··· Material provided ···

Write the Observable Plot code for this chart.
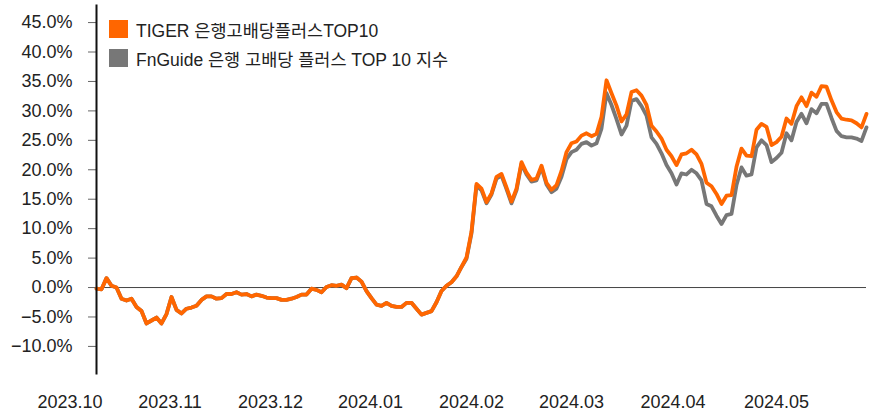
<!DOCTYPE html>
<html>
<head>
<meta charset="utf-8">
<script src="https://cdn.jsdelivr.net/npm/d3@7"></script>
<script src="https://cdn.jsdelivr.net/npm/@observablehq/plot@0.6"></script>
<style>
  body { margin: 0; background: #fff; }
  #wrap { position: relative; width: 871px; height: 413px; font-family: "Liberation Sans", Arial, "Noto Sans CJK KR", sans-serif; }
  #wrap svg { position: absolute; left: 0; top: 0; }
  .legend { position: absolute; left: 109px; top: 20px; font-size: 17.5px; color: #222; }
  .legend .row { display: flex; align-items: center; height: 18px; margin-bottom: 11px; white-space: nowrap; }
  .legend .sw { width: 19px; height: 18px; margin-right: 8px; flex: none; }
</style>
</head>
<body>
<div id="wrap"></div>
<script>
// Series names
const seriesNames = ["TIGER 은행고배당플러스TOP10", "FnGuide 은행 고배당 플러스 TOP 10 지수"];
const seriesColors = ["#ff6600", "#777777"];

// Cumulative return (%), sampled evenly from 2023.10 to 2024.05
const tiger = [
  -0.2, -0.3, 1.6, 0.3, 0.0, -1.9, -2.2, -1.9, -3.3, -4.0,
  -6.1, -5.6, -5.1, -6.1, -4.5, -1.6, -3.8, -4.4, -3.6, -3.4,
  -3.1, -2.1, -1.5, -1.5, -1.9, -1.8, -1.1, -1.1, -0.8, -1.2,
  -1.1, -1.5, -1.2, -1.4, -1.7, -1.8, -1.8, -2.1, -2.1, -1.9,
  -1.6, -1.2, -1.2, -0.2, -0.4, -0.8, 0.1, 0.4, 0.3, 0.5,
  -0.1, 1.6, 1.7, 1.0, -0.6, -1.8, -2.9, -3.1, -2.6, -3.1,
  -3.3, -3.3, -2.6, -2.6, -3.6, -4.6, -4.3, -4.0, -2.5, -0.6,
  0.3, 0.9, 1.9, 3.5, 5.1, 9.5, 17.6, 16.8, 14.5, 16.0,
  18.8, 19.3, 17.0, 14.6, 16.8, 21.3, 19.5, 18.3, 18.5, 20.7,
  17.8, 16.6, 17.4, 19.8, 23.0, 24.5, 24.8, 25.8, 26.2, 25.7,
  26.1, 29.0, 35.2, 33.0, 30.9, 28.2, 29.4, 33.2, 33.5, 32.6,
  31.0, 27.5, 26.5, 25.3, 23.4, 22.3, 20.8, 22.6, 22.8, 23.4,
  22.6, 21.0, 17.8, 17.2, 15.9, 14.2, 15.6, 15.7, 20.5, 23.6,
  22.4, 22.3, 26.8, 27.8, 27.3, 24.2, 24.7, 25.6, 28.7, 27.8,
  30.8, 32.3, 30.8, 33.1, 32.4, 34.2, 34.1, 31.8, 29.8, 28.7,
  28.5, 28.4, 27.9, 27.2, 29.5
];
const fnguide = [
  -0.2, -0.3, 1.6, 0.3, 0.0, -1.9, -2.2, -1.9, -3.3, -4.0,
  -6.1, -5.6, -5.1, -6.1, -4.5, -1.6, -3.8, -4.4, -3.6, -3.4,
  -3.1, -2.1, -1.5, -1.5, -1.9, -1.8, -1.1, -1.1, -0.8, -1.2,
  -1.1, -1.5, -1.2, -1.4, -1.7, -1.8, -1.8, -2.1, -2.1, -1.9,
  -1.6, -1.2, -1.2, -0.2, -0.4, -0.8, 0.1, 0.4, 0.3, 0.5,
  -0.1, 1.6, 1.7, 1.0, -0.6, -1.8, -2.9, -3.1, -2.6, -3.1,
  -3.3, -3.3, -2.6, -2.6, -3.6, -4.6, -4.3, -4.0, -2.5, -0.6,
  0.3, 0.9, 1.9, 3.5, 4.9, 9.2, 17.3, 16.5, 14.3, 15.8,
  18.5, 19.0, 16.7, 14.3, 16.5, 21.0, 19.2, 18.0, 18.2, 20.4,
  17.5, 16.2, 16.8, 18.8, 21.8, 23.0, 23.4, 24.4, 24.7, 24.1,
  24.5, 27.0, 33.0, 31.0, 28.6, 26.0, 27.5, 31.7, 32.0, 30.8,
  29.2, 25.5, 24.4, 22.8, 20.8, 19.4, 17.5, 19.4, 19.2, 20.0,
  19.4, 18.2, 14.2, 13.8, 12.2, 10.8, 12.3, 12.5, 17.4, 20.4,
  19.0, 19.2, 23.8, 25.0, 24.2, 21.3, 22.0, 22.9, 26.2, 25.0,
  28.1, 29.5, 27.9, 30.3, 29.6, 31.2, 31.2, 28.8, 26.6, 25.7,
  25.5, 25.5, 25.3, 24.9, 27.2
];

// Axis ticks
const monthLabels = ["2023.10", "2023.11", "2023.12", "2024.01", "2024.02", "2024.03", "2024.04", "2024.05"];
const monthTickPos = [-5.3, 14.7, 34.8, 54.8, 75.0, 95.0, 115.3, 136.0];
const yTicks = [-10, -5, 0, 5, 10, 15, 20, 25, 30, 35, 40, 45];

const rows = [
  ...fnguide.map((v, i) => ({ i, v, s: seriesNames[1] })),
  ...tiger.map((v, i) => ({ i, v, s: seriesNames[0] }))
];

const fmtPct = d => (d < 0 ? "\u2212" : "") + Math.abs(d).toFixed(1) + "%";

const chart = Plot.plot({
  width: 871,
  height: 413,
  marginLeft: 96,
  marginRight: 5,
  marginTop: 5,
  marginBottom: 40,
  style: { fontFamily: "'Liberation Sans', Arial, 'Noto Sans CJK KR', sans-serif", fontSize: "18px", color: "#222", background: "transparent", overflow: "visible" },
  x: { domain: [0, tiger.length - 1], axis: null },
  y: { domain: [-14.6, 47.9], axis: null },
  color: { domain: seriesNames, range: seriesColors },
  marks: [
    Plot.ruleY([0], { stroke: "#444", strokeWidth: 1 }),
    Plot.axisY({ ticks: yTicks, tickFormat: fmtPct, tickSize: 8, tickPadding: 16, stroke: "#666", fill: "#222", fontSize: 18, label: null }),
    Plot.axisX({ ticks: monthTickPos, tickFormat: (d, i) => monthLabels[i], tickSize: 0, tickPadding: 22, fill: "#222", fontSize: 18, label: null }),
    Plot.line(rows, { x: "i", y: "v", z: "s", stroke: "s", strokeWidth: 3.8, strokeLinejoin: "round", strokeLinecap: "round" }),
    Plot.frame({ anchor: "left", stroke: "#111", strokeWidth: 2 })
  ]
});

const wrap = document.getElementById("wrap");
wrap.appendChild(chart);

const legend = document.createElement("div");
legend.className = "legend";
seriesNames.forEach((name, k) => {
  const row = document.createElement("div");
  row.className = "row";
  const sw = document.createElement("span");
  sw.className = "sw";
  sw.style.background = seriesColors[k];
  const tx = document.createElement("span");
  tx.textContent = name;
  row.appendChild(sw);
  row.appendChild(tx);
  legend.appendChild(row);
});
wrap.appendChild(legend);
</script>
</body>
</html>
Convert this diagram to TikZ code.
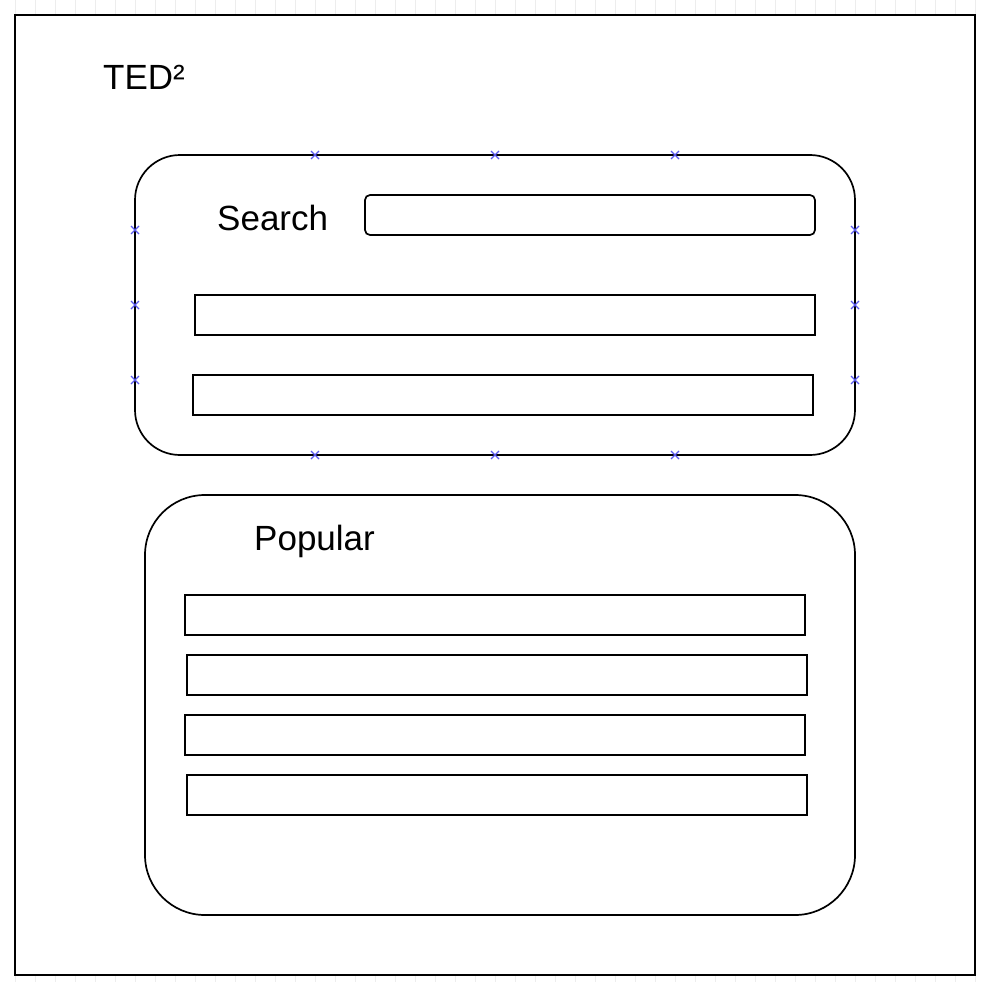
\documentclass[tikz,border=0pt]{standalone}
\usepackage{fontspec}
\setmainfont{Liberation Sans}
\definecolor{gridc}{HTML}{EDEDED}
\definecolor{markc}{HTML}{5A5AF0}
\tikzset{
  frame/.style={draw=black, line width=1.8pt, fill=white},
  panel/.style={draw=black, line width=1.7pt, rounded corners=#1},
  field/.style={draw=black, line width=1.7pt, inner sep=0pt, outer sep=0pt, minimum height=40pt},
  label/.style={font=\fontsize{35}{40}\selectfont, anchor=base west, inner sep=0pt},
  markline/.style={draw=markc, line width=1.3pt},
}
\begin{document}
\begin{tikzpicture}[x=1pt,y=-1pt]
\useasboundingbox (0,0) rectangle (994,982);
\fill[white] (0,0) rectangle (994,982);
\begin{scope}[shift={(15,15)}]
\draw[gridc, line width=0.8pt, step=20] (-20,-20) grid (990,980);
\end{scope}
% outer frame
\draw[frame] (15,15) rectangle (975,975);
\coordinate (framecorner) at (15,15);
\node[label] (title) at (103,90) {TED²};
% search panel
\draw[panel=45] (135,155) rectangle (855,455);
\coordinate (searchpanel) at (135,155);
\node[label] (search) at (217,230) {Search};
\node[field, rounded corners=5pt, minimum width=450pt] (input) at (590,215) {};
\node[field, minimum width=620pt] (res1) at (505,315) {};
\node[field, minimum width=620pt] (res2) at (503,395) {};
% connection marks
\foreach \n/\x/\y in {t1/315/155, t2/495/155, t3/675/155,
                      b1/315/455, b2/495/455, b3/675/455,
                      l1/135/230, l2/135/305, l3/135/380,
                      r1/855/230, r2/855/305, r3/855/380}
{
  \coordinate (m\n) at (\x,\y);
  \draw[markline] ([shift={(-4,-4)}]m\n) -- ([shift={(4,4)}]m\n)
                  ([shift={(-4,4)}]m\n) -- ([shift={(4,-4)}]m\n);
}
% popular panel
\draw[panel=60] (145,495) rectangle (855,915);
\coordinate (popularpanel) at (145,495);
\node[label] (popular) at (254,550) {Popular};
\node[field, minimum width=620pt] (p1) at (495,615) {};
\node[field, minimum width=620pt] (p2) at (497,675) {};
\node[field, minimum width=620pt] (p3) at (495,735) {};
\node[field, minimum width=620pt] (p4) at (497,795) {};
\end{tikzpicture}
\end{document}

···

Extract from the material all lines containing the string "chart".

**Complete answer**
Write the Observable Plot code for this chart.
const chart = Plot.plot({
wrap.appendChild(chart);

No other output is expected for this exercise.